Recently, the Consumer Data Industry Association (CDIA) and the Metro 2 Taskforce approved a new Special Comment Code in FAQ 69.  According to CDIA’s press release , the new code, “DE = Debt Extinguished Under State Law,” applies—as the code suggests—to debts that have become extinguished under applicable law.

Under most state laws, the running of a statute of limitation period precludes only the use of certain legal mechanisms (for example, filing a lawsuit, arbitration, or garnishment action) in an effort to the collect the underlying debt.  However, in the states where the running of the statute extinguishes the debt, this results in the debt being treated essentially as if it never existed and no collection of the debt in any form is permitted.  (States that provide time-barred debts are extinguished upon the running of the statute of limitations currently include Mississippi, Wisconsin, and, for purchased debts only, North Carolina.)

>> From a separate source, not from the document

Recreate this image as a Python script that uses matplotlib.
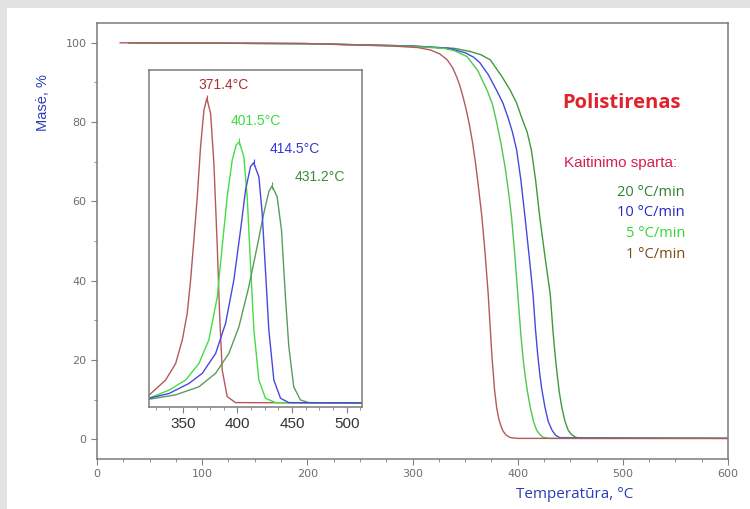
import matplotlib
matplotlib.use("Agg")
import matplotlib.pyplot as plt
from matplotlib.ticker import MultipleLocator
from matplotlib.patches import Rectangle

# --- main TGA curves (temperature, mass %) ---
t_1 = [22, 200, 280, 305, 317, 326, 333, 338, 342, 345, 348, 351, 354, 357, 360, 363, 366, 369, 372, 375.6, 378, 380, 382, 384, 386, 389, 393, 400, 600]
m_1 = [100, 99.8, 99.2, 98.8, 98.2, 97.2, 95.7, 93.8, 91.4, 89.2, 86.4, 83.2, 79.5, 75, 69.5, 63, 56, 47, 36.5, 20.7, 12.5, 8, 5.2, 3.4, 2.1, 1, 0.4, 0.2, 0.2]

t_5 = [30, 200, 300, 330, 340, 352, 362, 371, 376, 380, 384, 388, 391, 394, 397, 400, 403, 405, 407, 409, 412, 415, 418, 421, 424, 430, 600]
m_5 = [100, 99.8, 99.1, 98.6, 98, 96.5, 93, 88, 84.5, 80, 74.8, 68.7, 63, 56.5, 47.5, 37, 26.5, 20.7, 16.2, 12.5, 8, 4.5, 2.3, 1.2, 0.5, 0.2, 0.2]

t_10 = [30, 200, 300, 335, 350, 358, 364, 372, 380, 386, 391, 395, 399, 403, 407, 411, 414.6, 417, 419, 421, 423, 426, 429, 432.6, 436, 440, 600]
m_10 = [100, 99.8, 99.2, 98.6, 97.5, 96.4, 95, 92, 88, 84.8, 81, 77.5, 73, 65.5, 56, 46, 36.5, 27.5, 21.5, 16.5, 12.5, 8, 4.5, 2.3, 1, 0.4, 0.2]

t_20 = [35, 200, 300, 340, 355, 365, 374, 385, 393, 399, 404, 409, 413, 417, 421, 426, 431, 433.5, 435.5, 437.5, 439.5, 442, 445, 448, 451, 455, 460, 600]
m_20 = [100, 99.8, 99.2, 98.6, 97.8, 97, 95.7, 91.5, 88, 84.8, 81, 77.5, 73, 65.5, 56, 46, 36.5, 27.5, 21.5, 16.5, 12, 8, 4.5, 2.3, 1.2, 0.5, 0.2, 0.2]

# --- inset DTG curves (temperature, relative rate) ---
dt_1 = [315, 319, 334.2, 343.4, 349.5, 354, 357.1, 360.1, 363.2, 366.2, 369.3, 372, 375.4, 378.4, 381.5, 383.6, 386, 390.6, 398.2, 520]
dv_1 = [3.2, 3.5, 8.0, 12.9, 19.9, 27.8, 37.7, 49.6, 62.4, 77.2, 88.1, 91.6, 87.1, 72.3, 47.6, 27.8, 11, 3.1, 1.3, 1.2]

dt_5 = [315, 319, 337.3, 352.5, 364.7, 373.8, 381.5, 386, 390.6, 395.2, 398.8, 401.6, 405.8, 408.9, 411.9, 415, 419.6, 425.6, 434.8, 520]
dv_5 = [2.5, 2.6, 5.0, 8.0, 12.9, 19.9, 32.7, 47.6, 62.4, 73.3, 77.7, 78.7, 74.3, 62.4, 42.6, 22.9, 8.0, 2.6, 1.3, 1.2]

dt_10 = [315, 319, 337.3, 355.6, 367.8, 380, 389.1, 396.7, 402.8, 407.4, 411.9, 414.8, 419.6, 422.6, 425.6, 428.7, 433.3, 439.4, 447, 520]
dv_10 = [2.5, 2.6, 4.0, 7.0, 10, 15.9, 24.8, 37.7, 52.5, 64.4, 71.3, 72.5, 68.3, 57.5, 40.7, 22.9, 8.0, 2.6, 1.3, 1.2]

dt_20 = [315, 319, 343.4, 364.7, 380, 392.1, 401.3, 410.4, 418, 424.1, 428.7, 431.6, 436.3, 440.3, 443.9, 447, 451.5, 457.6, 465.3, 520]
dv_20 = [2.2, 2.3, 3.6, 6.0, 10, 15.9, 23.8, 35.7, 47.6, 57.5, 63.9, 65.6, 62.4, 52.5, 32.7, 17.9, 6.0, 2.1, 1.3, 1.2]

peak_t = [372.0, 401.6, 414.8, 431.6]
peak_v = [91.6, 78.7, 72.5, 65.6]
peak_labels = ["371.4°C", "401.5°C", "414.5°C", "431.2°C"]

rate_labels = ["20 °C/min", "10 °C/min", "5 °C/min", "1 °C/min"]

W, H = 750, 509

c_red = "#b35a5a"
c_lgreen = "#4fc84f"
c_blue = "#4848e0"
c_dgreen = "#3f9a3f"


def fx(px):
    return px / W


def fy(py):
    return 1 - py / H


fig = plt.figure(figsize=(7.5, 5.09), dpi=100)
fig.patch.set_facecolor("white")
fig.patches.append(Rectangle((0, fy(8)), 1, 8 / H, transform=fig.transFigure,
                             facecolor="#e2e2e2", edgecolor="none", zorder=-1))
fig.patches.append(Rectangle((0, 0), 7 / W, 1, transform=fig.transFigure,
                             facecolor="#e2e2e2", edgecolor="none", zorder=-1))

ax = fig.add_axes([97 / W, 50 / H, 631 / W, 436 / H])
ax.plot(t_20, m_20, color=c_dgreen, lw=1.0)
ax.plot(t_10, m_10, color=c_blue, lw=1.0)
ax.plot(t_5, m_5, color=c_lgreen, lw=1.0)
ax.plot(t_1, m_1, color=c_red, lw=1.0)
ax.set_xlim(0, 600)
ax.set_ylim(-5, 105)
ax.xaxis.set_major_locator(MultipleLocator(100))
ax.xaxis.set_minor_locator(MultipleLocator(25))
ax.yaxis.set_major_locator(MultipleLocator(20))
ax.yaxis.set_minor_locator(MultipleLocator(10))
ax.tick_params(which="both", direction="out", colors="#808080", labelcolor="#6e6e6e", labelsize=8)
ax.tick_params(which="major", length=4)
ax.tick_params(which="minor", length=2.5)
for s in ax.spines.values():
    s.set_color("#7a7a7a")
    s.set_linewidth(1.1)

fig.text(fx(43), fy(103), "Masė, %", rotation=90, color="#2b3db5",
         fontsize=10.5, family="Liberation Sans", ha="center", va="center")
fig.text(fx(575), fy(495), "Temperatūra, °C", color="#2b3db5",
         fontsize=11, family="Open Sans", ha="center", va="center")

fig.text(fx(621), fy(103), "Polistirenas", color="#e0222c", fontsize=14.5,
         fontweight="bold", family="Open Sans", ha="center", va="center")
fig.text(fx(621), fy(163), "Kaitinimo sparta:", color="#d42050", fontsize=11,
         family="Liberation Sans", ha="center", va="center")
rate_colors = ["#2f7f2f", "#2626c4", "#36d636", "#7a4a12"]
for i, (lab, col) in enumerate(zip(rate_labels, rate_colors)):
    fig.text(fx(685), fy(192 + i * 20.7), lab, color=col, fontsize=10.5,
             family="Open Sans", ha="right", va="center")

# inset
ins = fig.add_axes([149 / W, 102 / H, 213 / W, 337 / H])
ins.plot(dt_1, dv_1, color=c_red, lw=1.0)
ins.plot(dt_5, dv_5, color="#44dd44", lw=1.0)
ins.plot(dt_20, dv_20, color="#5a9d5a", lw=1.0)
ins.plot(dt_10, dv_10, color=c_blue, lw=1.0)
inset_colors = [c_red, "#44dd44", c_blue, "#5a9d5a"]
ins.scatter(peak_t, peak_v, marker="|", s=25, c=inset_colors, linewidths=0.8, zorder=3)
label_colors = ["#a83232", "#3ede3e", "#3535d8", "#3c8c3c"]
label_pos = [(224, 85), (256, 121), (295, 149), (320, 177)]
for lab, col, (px, py) in zip(peak_labels, label_colors, label_pos):
    fig.text(fx(px), fy(py), lab, color=col, fontsize=10,
             family="Liberation Sans", ha="center", va="center")
ins.set_xlim(319, 514)
ins.set_ylim(0, 100)
ins.xaxis.set_major_locator(MultipleLocator(50))
ins.xaxis.set_minor_locator(MultipleLocator(12.5))
ins.set_yticks([])
ins.tick_params(axis="x", which="both", direction="out", colors="#808080",
                labelcolor="#333333", labelsize=11)
ins.tick_params(axis="x", which="major", length=4)
ins.tick_params(axis="x", which="minor", length=2.5)
for lbl in ins.get_xticklabels():
    lbl.set_family("Liberation Sans")
for s in ins.spines.values():
    s.set_color("#7a7a7a")
    s.set_linewidth(1.1)

fig.savefig("out.png", dpi=100)
plt.close()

It is critical for data furnishers to take note of this new code and ensure it is placed on time-barred accounts in these jurisdictions to avoid potential FCRA claims and other potential compliance issues.  In addition, furnishers who agree to “forgive” debts in settlement agreements may want to consider whether to specifically agree that the “forgiveness” does not extinguish the debt under state law or otherwise address how any related credit reporting will be updated to avoid potential claims under state law that the settlement essentially “extinguished” the debt and therefore, not using the DE code resulted in inaccurate reporting.  We do not believe this context is what the CDIA intended with FAQ 69 but that does not mean plaintiffs’ counsel will not look for opportunities to create potential claims based on existing state common law.

Furnishers settling debts should consult with counsel in order to avoid any potential arguments that the furnisher should have reported that the debt was extinguished.